Little gestures go a long way when it comes to press trips. For example, a small welcoming basket of local produce or food will mean a delightful start to a stay. Giving your guests a unique flavour of the place they are visiting is always welcome. Imagine travelling, often by public transport or for a long time. Then imagine being greeted with a gift or something personalised. It makes all the difference and will set your guests up for a stay to remember.

Making their time with you as easy as possible is also key. Offer to pick up or drop off guests from their arrival. If you’re in a remote location, offer to transport them to visitor destinations and pick them back up again. Show them what makes you special.
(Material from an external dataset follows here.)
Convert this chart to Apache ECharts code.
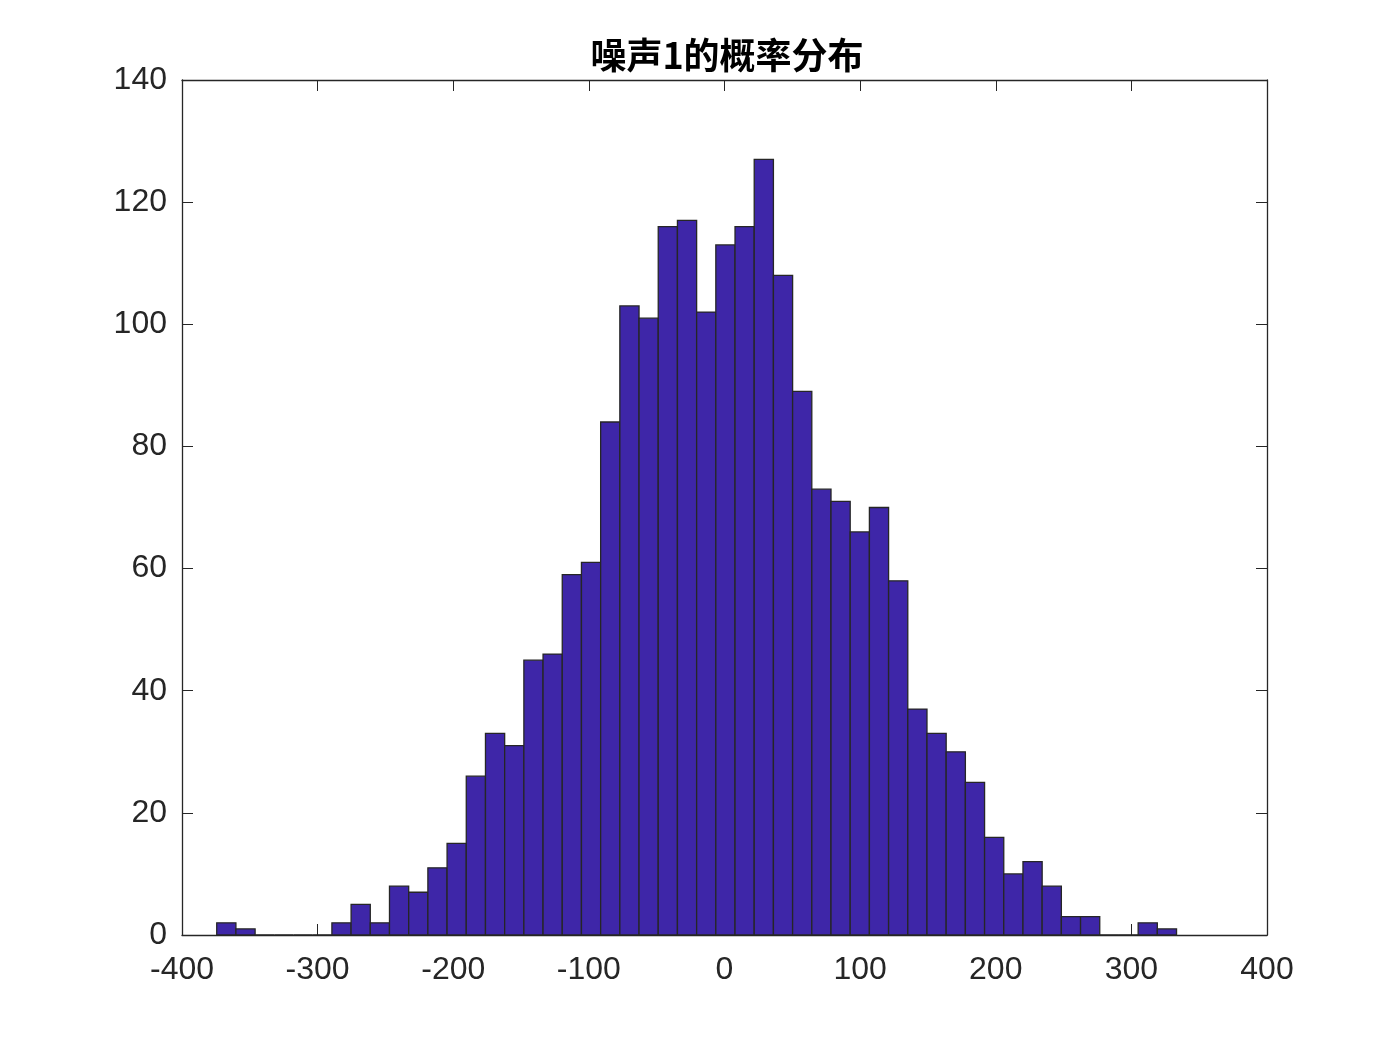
<!DOCTYPE html>
<html>
<head>
<meta charset="utf-8">
<script src="https://cdn.jsdelivr.net/npm/echarts@6/dist/echarts.min.js"></script>
<style>
html,body{margin:0;padding:0;background:#fff;}
#chart{width:1400px;height:1050px;}
</style>
</head>
<body>
<div id="chart"></div>
<script>
// Histogram data (50 bins between the data minimum and maximum)
var titleText = '噪声1的概率分布';
var binMin = -374.4;
var binMax = 333.3;
var counts = [2, 1, 0, 0, 0, 0, 2, 5, 2, 8,
              7, 11, 15, 26, 33, 31, 45, 46, 59, 61,
              84, 103, 101, 116, 117, 102, 113, 116, 127, 108,
              89, 73, 71, 66, 70, 58, 37, 33, 30, 25,
              16, 10, 12, 8, 3, 3, 0, 0, 2, 1];
var xTicks = [-400, -300, -200, -100, 0, 100, 200, 300, 400];
var yTicks = [0, 20, 40, 60, 80, 100, 120, 140];

var binWidth = (binMax - binMin) / counts.length;
var data = counts.map(function (c, i) {
  return [binMin + i * binWidth, binMin + (i + 1) * binWidth, c];
});

var axisColor = '#262626';
var fontFam = '"Liberation Sans", Arial, Helvetica, sans-serif';

var chart = echarts.init(document.getElementById('chart'), null, {renderer: 'canvas'});
var commonX = {
  type: 'value',
  min: xTicks[0], max: xTicks[xTicks.length - 1], interval: 100,
  axisLine: {show: true, onZero: false, lineStyle: {color: axisColor, width: 1.3}},
  axisTick: {show: true, inside: true, length: 11, lineStyle: {color: axisColor, width: 1}},
  splitLine: {show: false}
};
var commonY = {
  type: 'value',
  min: yTicks[0], max: yTicks[yTicks.length - 1], interval: 20,
  axisLine: {show: true, onZero: false, lineStyle: {color: axisColor, width: 1.3}},
  axisTick: {show: true, inside: true, length: 11, lineStyle: {color: axisColor, width: 1}},
  splitLine: {show: false}
};
chart.setOption({
  animation: false,
  backgroundColor: '#ffffff',
  title: {
    text: titleText,
    left: 722,
    top: 32,
    textAlign: 'center',
    textStyle: {fontFamily: '"Noto Sans CJK SC", sans-serif', fontWeight: 'bold', fontSize: 36, color: '#000'}
  },
  grid: {left: 182, right: 133, top: 80, bottom: 115, containLabel: false},
  xAxis: [
    Object.assign({}, commonX, {
      position: 'bottom',
      axisLabel: {show: true, fontSize: 32, color: axisColor, margin: 19, fontFamily: fontFam}
    }),
    Object.assign({}, commonX, {position: 'top', axisLabel: {show: false}})
  ],
  yAxis: [
    Object.assign({}, commonY, {
      position: 'left',
      axisLabel: {show: true, fontSize: 32, color: axisColor, margin: 15, fontFamily: fontFam}
    }),
    Object.assign({}, commonY, {position: 'right', axisLabel: {show: false}})
  ],
  series: [{
    type: 'custom',
    xAxisIndex: 0,
    yAxisIndex: 0,
    encode: {x: [0, 1], y: 2},
    data: data,
    renderItem: function (params, api) {
      var p0 = api.coord([api.value(0), api.value(2)]);
      var p1 = api.coord([api.value(1), 0]);
      return {
        type: 'rect',
        shape: {x: p0[0], y: p0[1], width: p1[0] - p0[0], height: p1[1] - p0[1]},
        style: {fill: '#3e26a8', stroke: '#262626', lineWidth: 1.3}
      };
    }
  }]
});
</script>
</body>
</html>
Try to remember these three elements which will give your guests a press trip to remember:

  • Make sure their trip matches the publication’s remit or their personal interests
  • Factor in enough time for them to feel welcome and not rushed
  • Make sure that the destination is what they were expecting and more

Make it easy on yourself

Once your visitors have visited and then packed up their bags and left for home, follow-ups are often necessary. Never underestimate the disorganised and often forgetful nature of a blogger or journalist. Be their resource, even when they get back to the office. It’s often good to remember the following:

  • Reliable WiFi: an internet connection, especially in the countryside, is like a lifeline for many visitors, especially social media influencers or bloggers. Make sure free connections are available most of the time.
  • Consider commissioning photography or video content that you can give to visitors easily. Having this on hand for their articles already will mean a quicker turnaround, even if you see the same images appearing a lot when your attraction is mentioned.
  • Essential information and contacts: your name, address, phone number and mobile at least should be made available. The same goes for your website URL, email address and social media accounts. Combine this into a welcome pack for the best results. Then get it sent out before your visitors arrive.
  • Time to unwind! Your guests will appreciate some time to de-stress and relax. Constant activity is great, but many bloggers and video specialists will appreciate time to review and edit material while they are there. Also, even the most enthusiastic explorers need some rest and relaxation!
  • Food: be aware of dietary choices and cultural differences. Not everyone can eat meat, and those who can might not be able to eat certain kinds for personal or religious reasons. Equally, don’t serve anything that might flare up allergies. Find out preferences beforehand. You do not need visitors going hungry to add to your already busy schedule.

Make it special

The press trip is far from dead. In fact, in this day and age, they are one of the best ways to sell an experience, location or attraction. Giving those who are willing to feature you the means to make their content all the more special will work wonders: increased bookings, greater brand awareness and long-lasting return on investment.